D'autres créateurs atypiques venaient de milieux plus intellectuels mais en rupture de ban. Emile Cohl par exemple, cet inventeur de tant de formes d'expression animées, avait d'abord fait ses armes du côté des Incohérents, ces ancêtres de Dada. Les mêmes Incohérents qui, dans leurs expos, invitaient à exposer des gens qui ne savaient pas dessiner.
Le cinéma des pionniers avait été précédé par les lanternes magiques. Les plaques de verre illustrées que l'on glissait dans ces lanternes étaient souvent naïves dans leurs expressions. Naïves, plus que brutes.

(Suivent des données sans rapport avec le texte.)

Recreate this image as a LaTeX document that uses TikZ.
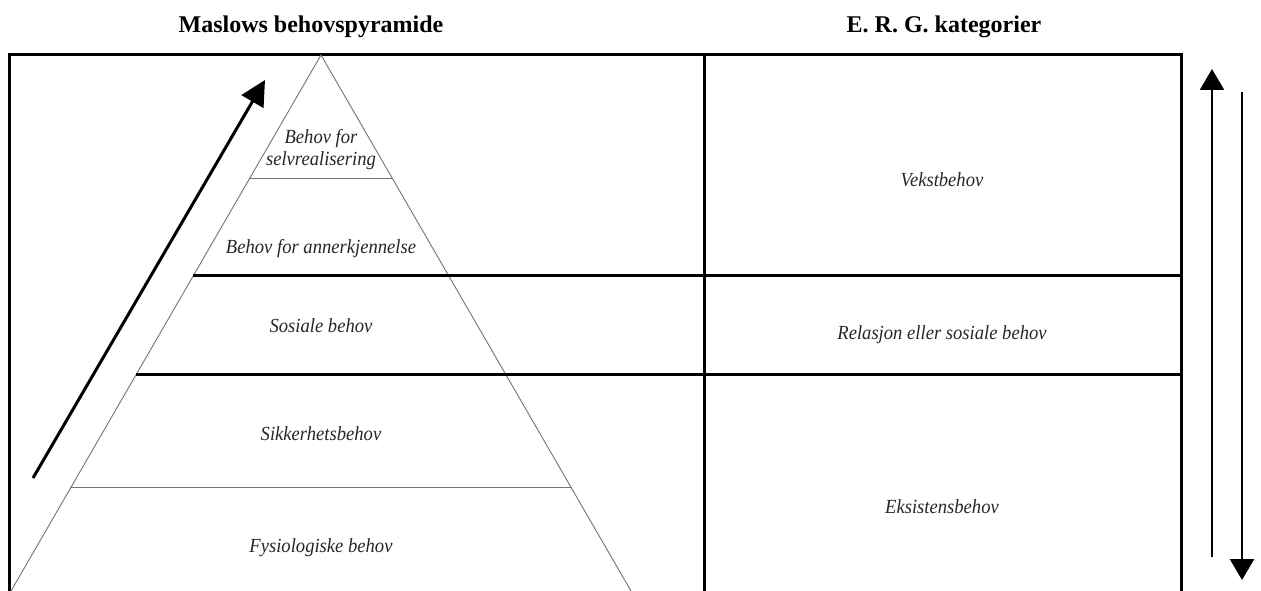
\documentclass[tikz,border=0pt]{standalone}
\usepackage{fontspec}
\setmainfont{Liberation Serif}
\newfontfamily\labfont[FakeStretch=0.93]{Liberation Serif}
\usetikzlibrary{calc,arrows.meta}
\tikzset{
  frameline/.style={line width=3pt, line cap=rect},
  pyrline/.style={line width=0.9pt, draw=black!55},
  lab/.style={font=\labfont\itshape\fontsize{20}{22}\selectfont, text=black!85, anchor=base, align=center, inner sep=0pt},
  ttl/.style={font=\bfseries\fontsize{24}{26}\selectfont, anchor=base, inner sep=0pt},
  bigarrow/.style={line width=3pt, -{Triangle[length=25pt,width=25pt]}},
  sidearrow/.style={line width=2.5pt, -{Triangle[length=21pt,width=24pt]}}
}
\begin{document}
\begin{tikzpicture}[x=1pt,y=-1pt]
\useasboundingbox (0,0) rectangle (1261,591);
% frame
\coordinate (fbl) at (9,596);
\coordinate (ftl) at (9,55);
\coordinate (ftr) at (1181,55);
\coordinate (fbr) at (1181,596);
\coordinate (mt) at (704,55);
\coordinate (mb) at (704,596);
\draw[frameline] (fbl) -- (ftl) -- (ftr) -- (fbr);
\draw[frameline] (mt) -- (mb);
% pyramid
\coordinate (apex) at (321,55);
\coordinate (pbl) at (11,591);
\coordinate (pbr) at (631,591);
\draw[pyrline] (pbl) -- (apex) -- (pbr);
\coordinate (l1) at ($(apex)!0.2295!(pbl)$);
\coordinate (r1) at ($(apex)!0.2295!(pbr)$);
\coordinate (l2) at ($(apex)!0.4123!(pbl)$);
\coordinate (l3) at ($(apex)!0.597!(pbl)$);
\coordinate (l4) at ($(apex)!0.806!(pbl)$);
\coordinate (r4) at ($(apex)!0.806!(pbr)$);
\draw[pyrline] (l1) -- (r1);
\draw[pyrline] (l4) -- (r4);
\draw[frameline, line cap=butt] (l2) -- (l2 -| fbr);
\draw[frameline, line cap=butt] (l3) -- (l3 -| fbr);
% titles
\node[ttl] (t1) at (311,33) {Maslows behovspyramide};
\node[ttl] (t2) at (944,33) {E. R. G. kategorier};
% pyramid labels
\node[lab, anchor=center] (p5) at (321,150) {Behov for\\selvrealisering};
\node[lab] (p4) at (321,253) {Behov for annerkjennelse};
\node[lab] (p3) at (321,332) {Sosiale behov};
\node[lab] (p2) at (321,440) {Sikkerhetsbehov};
\node[lab] (p1) at (321,552) {Fysiologiske behov};
% ERG labels
\node[lab] (e3) at (942,186) {Vekstbehov};
\node[lab] (e2) at (942,339) {Relasjon eller sosiale behov};
\node[lab] (e1) at (942,513) {Eksistensbehov};
% arrows
\coordinate (da) at (33,478);
\coordinate (db) at (265,80);
\draw[bigarrow] (da) -- (db);
\coordinate (ua) at (1212,557);
\coordinate (ub) at (1212,69);
\draw[sidearrow] (ua) -- (ub);
\coordinate (wa) at (1242,92);
\coordinate (wb) at (1242,580);
\draw[sidearrow] (wa) -- (wb);
\end{tikzpicture}
\end{document}
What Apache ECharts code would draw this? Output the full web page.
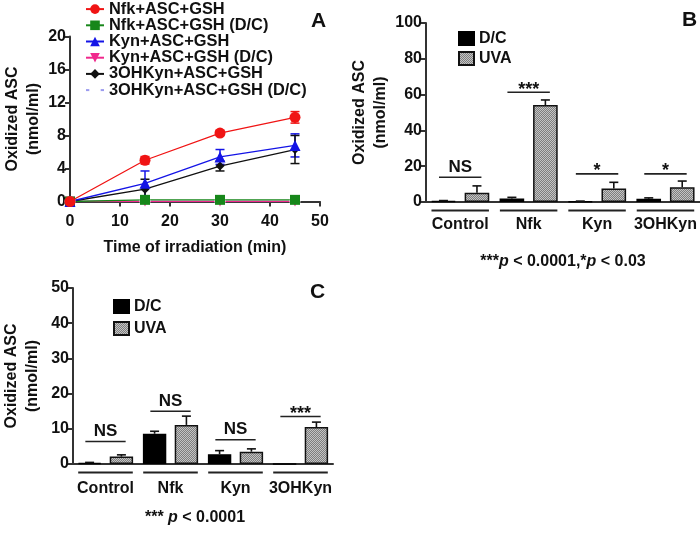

On n'est pas loin d'une créativité autodidacte inventive de ce côté-là.
Par contre le cinéma vise à une communication, tandis que l'art brut pas du tout. L'art brut est fait par des créateurs, pas des artistes je ne cesse de le répéter, qui créent avant tout pour eux-mêmes dans une espèce d'autarcie, dans le chaudron de leur rumination inquiète ultra-intime. Le produit éjecté de ces chaudrons secrets atterrit, ou non, entre les mains d'un amateur qui décide parfois de le faire savoir autour de lui, parce qu'il n'a pas encore désespéré de toute relation avec ses congénères humains.
Si un cinéma brut existait, il faudrait le retrouver dans des brocantes, en tombant sur une pellicule repêchée sur un trottoir par un biffin avisé. C'est pourquoi j'ai longtemps surveillé personnellement les séances de projection de l'équipe de Lobster avec leurs "Retours de Flamme", car je rêvais d'y dénicher ce genre de pellicule d'un amateur un peu fou qui se serait amusé à créer cinématographiquement. Les trouvailles restèrent fort rares. Je me souviens en particulier d'un petit film minuscule où l'on voyait une mouche déguisée (oui) se tortillant au sommet d'une tige de je ne sais quoi, peut-être une allumette...
J'y insiste, Florian, s'il y a cinéma brut, ce ne peut être que du côté de créateurs amateurs qui auraient du génie mais n'auraient pas eu nécessairement besoin de le faire savoir...
Ce qui est le profil type de l'auteur d'art brut.